На следующий день опять офис и экскурсия по городу с похожим на голливудского актера таксистом, не отнимающим от уха мобильник. Смотрели Гранд пляс, потом зачем-то поехали в книжный магазин. Долго бродили между полками с непонятными названиями. Купил каких-то безделушек и вышел на воздух из духоты франко-русских разговорников. На улице быстро по-декабрьски темнело, по стенам ползли игрушечные Санта-Клаусы, а где-то внутри меня звучала музыка.
Ощущение нереальности происходящего не покидало даже когда рацеловались с московской девочкой и отправили её в аэропорт. Предоставленные сами себе, с киевским коллегой отправились на такси назад в Ватерлоо, в новый отель. Роскошь огромных аппартаментов сменилась квадратной комнатушкой, одной стеной выходившей в коридор, а другой - в душ. Прогулялись по заснувшему городку и легли спать. Утром он улетел, а я остался один с сероым небом, заглядывающим в окно и круассанами на завтрак в темном кафе.
Уже не помню, как я нашёл автобус, едущий в Брюссель, но в итоге я доехал до какого-то вокзала, вынул утащенную из отеля карту и целый день пешком гулял по старому городу. Впервые посмотрел на него при свете дня, попробовал на вкус, послушал. Катался на колесе обозрения, что-то ел, фотографировал шпили соборов, заходил в терпко пахнущие шоколадные лавки. Смотрел, как двигаются фигуры в старых часах, читал цитаты из Горького на пяти языках в витрине, находил по карте забавные рисунке на стенах домов.
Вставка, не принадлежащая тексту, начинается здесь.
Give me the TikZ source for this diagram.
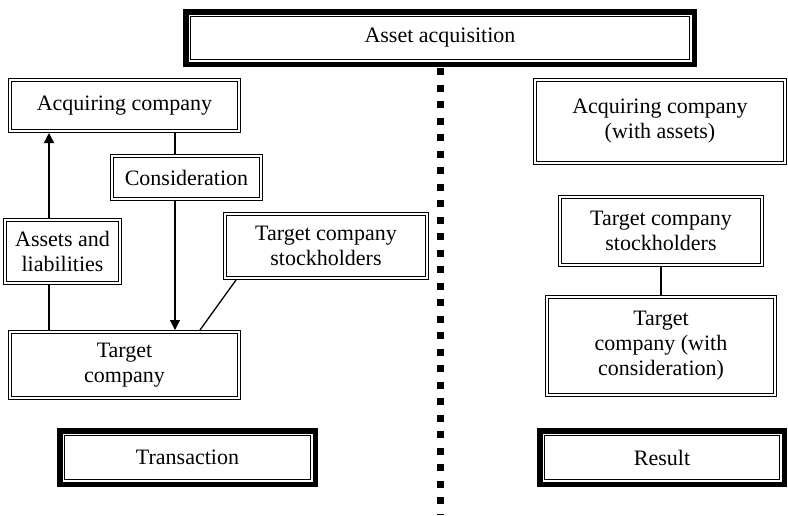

А улиток попробовать побоялся - потом пожалел, конечно.
К вечеру вернулся в гостиницу, оставил вещи и пошёл в большой супермаркет - купить поесть и что-то для домашних. Бродил вдоль прилавков, с умным видом всматриваясь в этикетки. Пытался что-то понять. Купил по мелочи. В номере смотрел по телеку немецкого "Поп-идола", смеялся, как будто что-то понимаю. Утром улетел, напоследок вдохнув влажного бельгийского воздуха. 8 часов пытался уснуть в самолёте, думал, вспоминал, боялся расплескать. Думал, что теперь будем дружить с коллегами, с которыми пережили вместе такое приключение.
Пару недель переписывался с ними, потом как-то затухло. Через полгода уволился с шумом - потерял со всеми связь. Через 8 лет нашёл обоих в Линкедин - написал. Он ответил, она - нет. Только поговорить всё равно не о чем. Всё осталось там - в предрождественском Брюсселе с огромным лифтом, доставляющим тебя из одной части города в другую, с Дворцом правосудия в лесах, с запахом шоколада и глинтвейна, с первыми впечатлениями от открытия Большого мира. И тёплыми картинками в моей памяти.